The only team to take a chance on Bell after that was the Pirates, who signed him to a two-year, $9 million deal for no apparent reason in 2001. Bell hit all of .176 that year, and was told the following spring that he was going to have to battle to keep his starting job. Bell told reporters:

“Nobody told me I was in competition. If there is competition, somebody better let me know. If there is competition, they better eliminate me out of the race and go ahead and do what they’re going to do with me. I ain’t never hit in spring training and I never will. If it ain’t settled with me out there, then they can trade me. I ain’t going out there to hurt myself in spring training battling for a job. If it is [a competition], then I’m going into ‘Operation Shutdown.’ Tell them exactly what I said. I haven’t competed for a job since 1991.”
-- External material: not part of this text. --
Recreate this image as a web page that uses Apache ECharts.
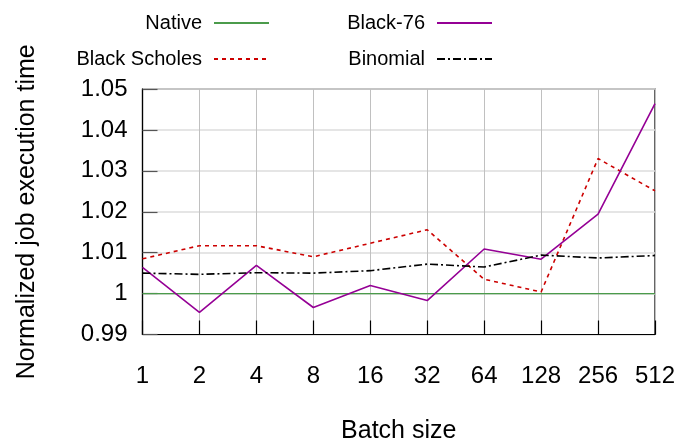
<!DOCTYPE html>
<html><head><meta charset="utf-8">
<script src="https://cdn.jsdelivr.net/npm/echarts@6/dist/echarts.min.js"></script>
<style>html,body{margin:0;padding:0;background:#fff}#c{width:678px;height:443px}</style>
</head><body><div id="c"></div>
<script>
const categories = ['1','2','4','8','16','32','64','128','256','512'];
const native = [1,1,1,1,1,1,1,1,1,1];
const black76 = [1.0064,0.9954,1.0069,0.9966,1.0020,0.9983,1.0109,1.0084,1.0194,1.0464];
const blackScholes = [1.0085,1.0117,1.0117,1.0090,1.0123,1.0156,1.0035,1.0004,1.0330,1.0251];
const binomial = [1.0050,1.0047,1.0051,1.0050,1.0056,1.0072,1.0065,1.0094,1.0087,1.0093];

const FONT = 'Liberation Sans, Arial, sans-serif';
const chart = echarts.init(document.getElementById('c'));

function mkLegend(name, right, top) {
  return {
    data: [name], right: right, top: top, align: 'right', orient: 'horizontal',
    itemWidth: 55, itemHeight: 12, itemGap: 0, padding: 0,
    itemStyle: {opacity: 0},
    textStyle: {fontFamily: FONT, fontSize: 20, color: '#000', padding: [0, 7, 0, 0]}
  };
}

const series = [
  {name: 'Native', data: native, color: '#4b9b4b', lineStyle: {width: 1.3, type: 'solid'}},
  {name: 'Black Scholes', data: blackScholes, color: '#cc0000', lineStyle: {width: 1.6, type: [4, 4]}},
  {name: 'Black-76', data: black76, color: '#950095', lineStyle: {width: 1.6, type: 'solid'}},
  {name: 'Binomial', data: binomial, color: '#000000', lineStyle: {width: 1.6, type: [8, 3, 2, 3]}}
].map(s => Object.assign({type: 'line', symbol: 'none', showSymbol: false, animation: false}, s));

chart.setOption({
  animation: false,
  legend: [
    mkLegend('Native', 408, 13),
    mkLegend('Black Scholes', 408, 49),
    mkLegend('Black-76', 185, 13),
    mkLegend('Binomial', 185, 49)
  ],
  grid: {left: 142.5, right: 23, top: 89, bottom: 108.5, containLabel: false, outerBoundsMode: 'none',
    show: true, borderColor: '#000', borderWidth: 1.2, backgroundColor: 'transparent'},
  xAxis: {
    type: 'category', data: categories, boundaryGap: false,
    name: 'Batch size', nameLocation: 'middle', nameGap: 84,
    nameTextStyle: {fontFamily: FONT, fontSize: 25, color: '#000'},
    axisLine: {show: true, lineStyle: {color: '#000', width: 1.2}},
    axisTick: {show: true, inside: true, length: 14, alignWithLabel: true, lineStyle: {color: '#000', width: 1.2}},
    axisLabel: {fontFamily: FONT, fontSize: 24, color: '#000', margin: 30, interval: 0},
    splitLine: {show: true, lineStyle: {color: '#c0c0c0', width: 1}}
  },
  yAxis: {
    type: 'value', min: 0.99, max: 1.05, interval: 0.01,
    name: 'Normalized job execution time', nameLocation: 'middle', nameGap: 103,
    nameTextStyle: {fontFamily: FONT, fontSize: 25, color: '#000'},
    axisLine: {show: true, lineStyle: {color: '#000', width: 1.2}},
    axisTick: {show: true, inside: true, length: 15, lineStyle: {color: '#555', width: 1.2}},
    axisLabel: {fontFamily: FONT, fontSize: 24, color: '#000', margin: 15,
      formatter: v => String(parseFloat(Number(v).toFixed(2)))},
    splitLine: {show: true, lineStyle: {color: '#dcdcdc', width: 1.5}}
  },
  series: series
});
</script></body></html>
    Bell left the team for his yacht on March 29th, and was released two days later. Pittsburgh sports columnist Mark Madden had the final and best observation of the Derek Bell era, with a column titled, “Derek Bell becomes ultimate pirate: Lives on a boat and steals money.”

His troubles did not end there, although his baseball career did. He was arrested in Florida on cocaine possession charges in 2006, and again in 2008. Several years later, having squandered most of the $26 million he made during his playing career, Bell put the World Series ring he earned with the 1992 Jays on ebay, but didn’t get his asking price of $17 000. For his career, Bell hit .276, with 134 HR and 668 RBI.